Since then, Carter has visited the Bay Area often and has released many excellent albums, though none of them have been able to capture what I heard that night at Yoshi’s. For that matter, Carter’s live performances have never quite reached the heights he achieved at his Yoshi’s première. His technical abilities are unparalleled whether he’s playing any of the saxophones (soprano, f mezzo, alto, tenor, baritone, bass), clarinet, bass clarinet or flute. No performance is without rewarding moments, but no performance has ever seemed as fully realized, as immediate, as that initial experience.
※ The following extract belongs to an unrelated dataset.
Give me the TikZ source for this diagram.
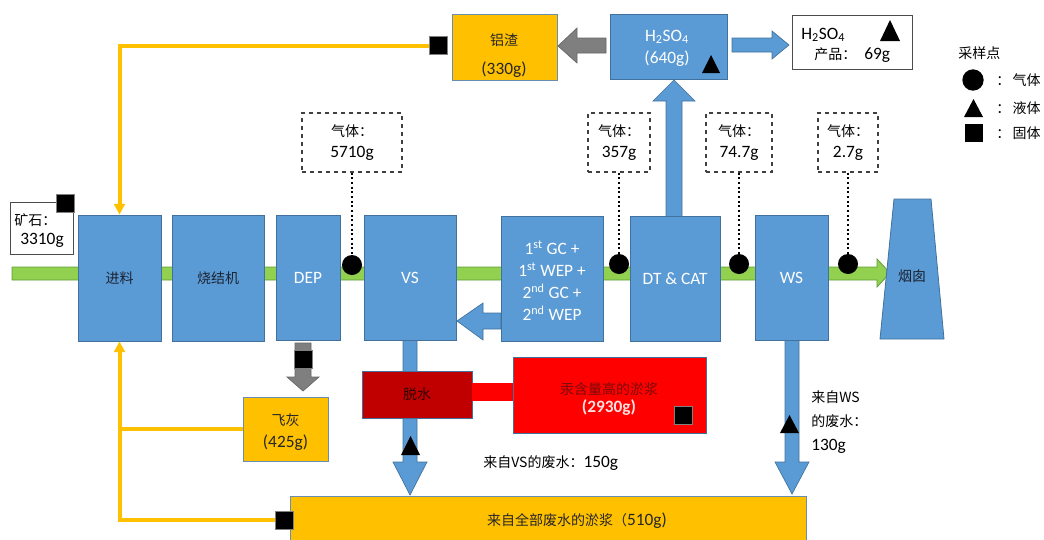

His last appearance at Yoshi’s in April of this year ranged from a volcanic tenor solo on “Don’s Idea,” when he seemed to be channeling tenor saxophone great Don Byas, to an overly-intentional performance of “Strange Fruit.” The performance, although sincere, was so literary, dramatic, historical and emotional that it became something less than musical. 

One of Carter’s best albums to date is Chasing the Gypsy (Atlantic), a 2000 homage to the great Gypsy guitarist, Django Reinhardt (1910-1953). Although he will not have the same side players as he did on the album, this date will be focused on the music and memory of Django, certainly the first great non-American jazz musician. Carter is listed as a special guest of the Django Reinhardt Project which features Dorado Schmitt, a Gypsy guitarist and violinist from the Lorraine region of France, French guitarist Samson Schmitt, Ludovic Beier, virtuoso accordionist, and Stephane Grappelli alum Brian Torff on bass. Grappelli was Django’s long-time collaborator in the Quintet of the Hot Club of France. 

Django’s music was lyrical, swinging, free, inventive and technically astounding. People are always surprised to find out that the fingers of his left hand had been mutilated in a conflagration of wax flowers in his caravan. He subsequently had the use of only two fingers of that hand. In spite of, or because of, this limitation, he could play runs of notes on the guitar that still seem impossible, even for those with 10 fingers.  

It is equally surprising to imagine an African-American saxophonist born in Detroit in the late ‘60s being attracted to this music. Jazz musicians have always surprised fans by looking at ignored elements of their own tradition for new directions. As we arrive at the fifth generation of this unique music, we see all of these elements of renewal, surprise and the simultaneous tension of conservative synthesis and revolutionary exploration in the playing of Carter. Whether he plays in the galvanic manner of a genie who has just popped out of a lamp or in the more conventionally romantic-melodic style of the Django Reinhardt Project, Carter is the most promising player of his generation and what he plays is cutting edge jazz.